John Woodcock Graves
John Woodcock Graves (9 February 1795 – 17 August 1886) was a composer and author of "D'ye ken John Peel".
Graves was born in Wigton, Cumberland, England, the son of Joseph Graves, a plumber, glazier and ironmonger and his wife Ann, née Matthews. His father died when he was nine years old and he had comparatively little education. At 14 he began to work for an uncle in Cockermouth who was a house, sign, and coach painter, but he learnt little from him. He owed more to an old bachelor, Joseph Falder, a friend of John Dalton the scientist. Graves afterwards said of Falder "he fixed in me a love of truth, and bent my purpose to pursue it". Graves did some drawing, and at one time wished to study art, but his circumstances did not allow of this, and he became a woollen miller at Caldbeck. There he was friendly with John Peel (1776-1854), with whom he hunted. He was sitting in his parlour one evening with Peel when Graves's little daughter came in and said, "Father what do they say to what granny sings?" "Granny was singing to sleep my eldest son with a very old rant called 'Bonnie (or Cannie) Annie'. The pen and ink being on the table, the idea of writing a song to this old air forced itself upon me, and thus was produced, impromptu, 'D'ye ken John Peel with his coat so grey'. . . . I well remember saying in a joking style, 'By jove, Peel you'll be sung when we're both run to earth'."

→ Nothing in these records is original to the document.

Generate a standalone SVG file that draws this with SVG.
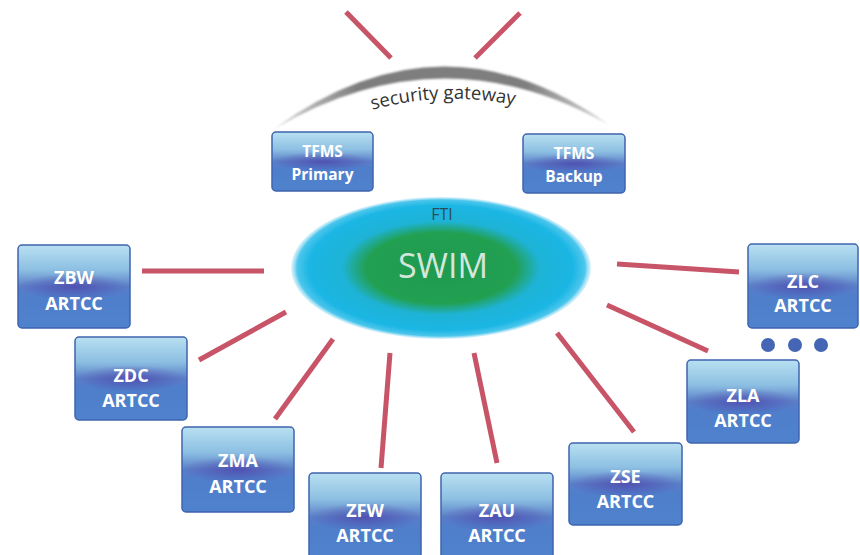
<svg xmlns="http://www.w3.org/2000/svg" width="860" height="555" viewBox="0 0 860 555">
  <defs>
    <linearGradient id="boxGrad" x1="0" y1="0" x2="0" y2="1">
      <stop offset="0" stop-color="#b9e0f1"/>
      <stop offset="0.3" stop-color="#8cbfe2"/>
      <stop offset="0.5" stop-color="#5b7fc8"/>
      <stop offset="0.62" stop-color="#4f7ecb"/>
      <stop offset="1" stop-color="#4f82cd"/>
    </linearGradient>
    <radialGradient id="boxGlow" cx="0.5" cy="0.5" r="0.5" gradientTransform="translate(0 0.5) scale(1 0.32) translate(0 -0.5)">
      <stop offset="0" stop-color="#4b3fa8" stop-opacity="0.7"/>
      <stop offset="1" stop-color="#4b3fa8" stop-opacity="0"/>
    </radialGradient>
    <radialGradient id="swimGrad" cx="0.5" cy="0.5" r="0.5">
      <stop offset="0" stop-color="#1f9a4f"/>
      <stop offset="0.5" stop-color="#22a052"/>
      <stop offset="0.66" stop-color="#1eb3d6"/>
      <stop offset="0.88" stop-color="#1bb6e4"/>
      <stop offset="0.96" stop-color="#4cc6ec"/>
      <stop offset="1" stop-color="#a8e2f6" stop-opacity="0.4"/>
    </radialGradient>
    <linearGradient id="arcGrad" x1="0" y1="0" x2="1" y2="0">
      <stop offset="0" stop-color="#d8d8d8"/>
      <stop offset="0.25" stop-color="#7e7e7e"/>
      <stop offset="0.75" stop-color="#7e7e7e"/>
      <stop offset="1" stop-color="#d8d8d8"/>
    </linearGradient>
    <filter id="soft" x="-10%" y="-50%" width="120%" height="200%">
      <feGaussianBlur stdDeviation="1.3"/>
    </filter>
    <path id="gwText" d="M 352 116 Q 443 85 535 110"/>
  </defs>
  <style>
    .link { stroke: #c85468; stroke-width: 5; fill: none; }
    .box { fill: url(#boxGrad); stroke: #3f64ae; stroke-width: 1.5; }
    .glow { fill: url(#boxGlow); }
    .lbl { font-family: "Open Sans", "Liberation Sans", sans-serif; font-weight: bold; font-size: 18px; fill: #ffffff; text-anchor: middle; }
    .lbl-s { font-size: 15.5px; }
    .dot { fill: #4466b4; }
  </style>

  <!-- security gateway -->
  <g id="security-gateway">
    <path d="M 274 129 Q 442 6 609 125 Q 442 30 274 129 Z" fill="url(#arcGrad)" filter="url(#soft)"/>
    <text font-family="'Open Sans', 'Liberation Sans', sans-serif" font-size="18.5" fill="#333333" text-anchor="middle"><textPath href="#gwText" startOffset="50%">security gateway</textPath></text>
  </g>

  <!-- connectors -->
  <g id="connectors">
    <line class="link" x1="346" y1="12" x2="391" y2="58"/>
    <line class="link" x1="520" y1="13" x2="475" y2="58"/>
    <line class="link" x1="142" y1="271" x2="264" y2="271"/>
    <line class="link" x1="199" y1="360" x2="286" y2="312"/>
    <line class="link" x1="333" y1="339" x2="275" y2="419"/>
    <line class="link" x1="390" y1="353" x2="381" y2="468"/>
    <line class="link" x1="474" y1="353" x2="497" y2="463"/>
    <line class="link" x1="557" y1="333" x2="634" y2="432"/>
    <line class="link" x1="607" y1="305" x2="708" y2="351"/>
    <line class="link" x1="617" y1="264" x2="739" y2="272"/>
  </g>

  <!-- SWIM / FTI -->
  <g id="swim">
    <ellipse cx="441" cy="268" rx="150" ry="71" fill="url(#swimGrad)"/>
    <text x="442" y="220" font-family="'Open Sans', 'Liberation Sans', sans-serif" font-size="16" fill="#2a4d5a" text-anchor="middle">FTI</text>
    <text x="443" y="278" font-family="'Open Sans', 'Liberation Sans', sans-serif" font-size="34" fill="#d5e6dc" text-anchor="middle">SWIM</text>
  </g>

  <g id="tfms-primary">
    <rect class="box" x="272" y="132" width="101" height="59" rx="4"/>
    <rect class="glow" x="272" y="132" width="101" height="59" rx="4"/>
    <text class="lbl lbl-s" x="322.5" y="157">TFMS</text>
    <text class="lbl lbl-s" x="322.5" y="180">Primary</text>
  </g>
  <g id="tfms-backup">
    <rect class="box" x="523" y="134" width="102" height="59" rx="4"/>
    <rect class="glow" x="523" y="134" width="102" height="59" rx="4"/>
    <text class="lbl lbl-s" x="574" y="159">TFMS</text>
    <text class="lbl lbl-s" x="574" y="182">Backup</text>
  </g>

  <g id="zbw">
    <rect class="box" x="18" y="245" width="112" height="83" rx="4"/>
    <rect class="glow" x="18" y="245" width="112" height="83" rx="4"/>
    <text class="lbl" x="74" y="284">ZBW</text>
    <text class="lbl" x="74" y="310">ARTCC</text>
  </g>
  <g id="zdc">
    <rect class="box" x="75" y="337" width="112" height="83" rx="4"/>
    <rect class="glow" x="75" y="337" width="112" height="83" rx="4"/>
    <text class="lbl" x="131" y="382">ZDC</text>
    <text class="lbl" x="131" y="407">ARTCC</text>
  </g>
  <g id="zma">
    <rect class="box" x="182" y="427" width="112" height="85" rx="4"/>
    <rect class="glow" x="182" y="427" width="112" height="85" rx="4"/>
    <text class="lbl" x="238" y="467">ZMA</text>
    <text class="lbl" x="238" y="493">ARTCC</text>
  </g>
  <g id="zfw">
    <rect class="box" x="309" y="473" width="112" height="88" rx="4"/>
    <rect class="glow" x="309" y="473" width="112" height="88" rx="4"/>
    <text class="lbl" x="365" y="517">ZFW</text>
    <text class="lbl" x="365" y="542">ARTCC</text>
  </g>
  <g id="zau">
    <rect class="box" x="441" y="473" width="112" height="88" rx="4"/>
    <rect class="glow" x="441" y="473" width="112" height="88" rx="4"/>
    <text class="lbl" x="497" y="517">ZAU</text>
    <text class="lbl" x="497" y="542">ARTCC</text>
  </g>
  <g id="zse">
    <rect class="box" x="569" y="443" width="113" height="82" rx="4"/>
    <rect class="glow" x="569" y="443" width="113" height="82" rx="4"/>
    <text class="lbl" x="625.5" y="483">ZSE</text>
    <text class="lbl" x="625.5" y="508">ARTCC</text>
  </g>
  <g id="zla">
    <rect class="box" x="687" y="360" width="112" height="83" rx="4"/>
    <rect class="glow" x="687" y="360" width="112" height="83" rx="4"/>
    <text class="lbl" x="743" y="402">ZLA</text>
    <text class="lbl" x="743" y="427">ARTCC</text>
  </g>
  <g id="zlc">
    <rect class="box" x="748" y="244" width="110" height="84" rx="4"/>
    <rect class="glow" x="748" y="244" width="110" height="84" rx="4"/>
    <text class="lbl" x="803" y="288">ZLC</text>
    <text class="lbl" x="803" y="312">ARTCC</text>
  </g>

  <g id="more">
    <circle class="dot" cx="768" cy="345" r="7"/>
    <circle class="dot" cx="795" cy="345" r="7"/>
    <circle class="dot" cx="821" cy="345" r="7"/>
  </g>
</svg>
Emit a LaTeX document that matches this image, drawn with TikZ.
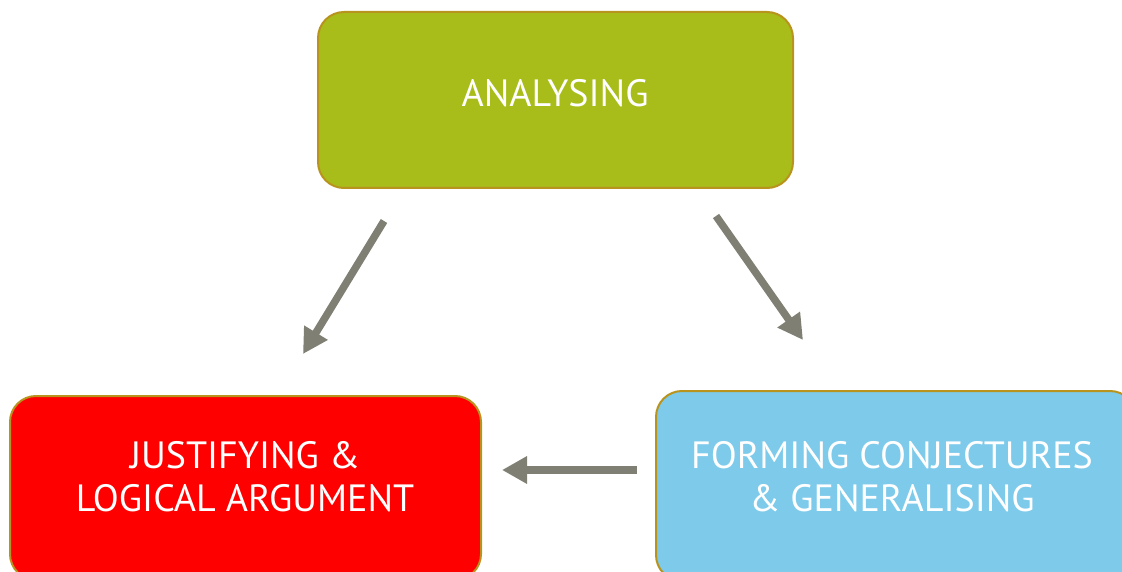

Graves neglected his woollen mills and lost a court case concerning it. Graves left for Tasmania, and arrived at Hobart in 1833 with his wife and four children, and about £10 in his pocket. Except for a short period at Sydney he remained in Tasmania for the rest of his life. Graves was inventive and "brought to considerable perfection several machines--especially one for preparing the New Zealand flax". His fortunes varied but he was able to give his children a good education. His eldest son, his namesake, became a well-known Hobart barrister but died before his father, and another son in business in Hobart looked after him in his last days. Graves died at Hobart. He was married twice: firstly to Jane Atkinson and secondly to Abigail Porthouse. There were eight children of the second marriage, of whom at least one son and a daughter survived him. In 1958 a memorial to him was erected in St David's Park. Sidney Gilpin's The Songs and Ballads of Cumberland includes six poems by Graves.
For a while he was an inmate in Lachlan Park Hospital (later the Royal Derwent Hospital).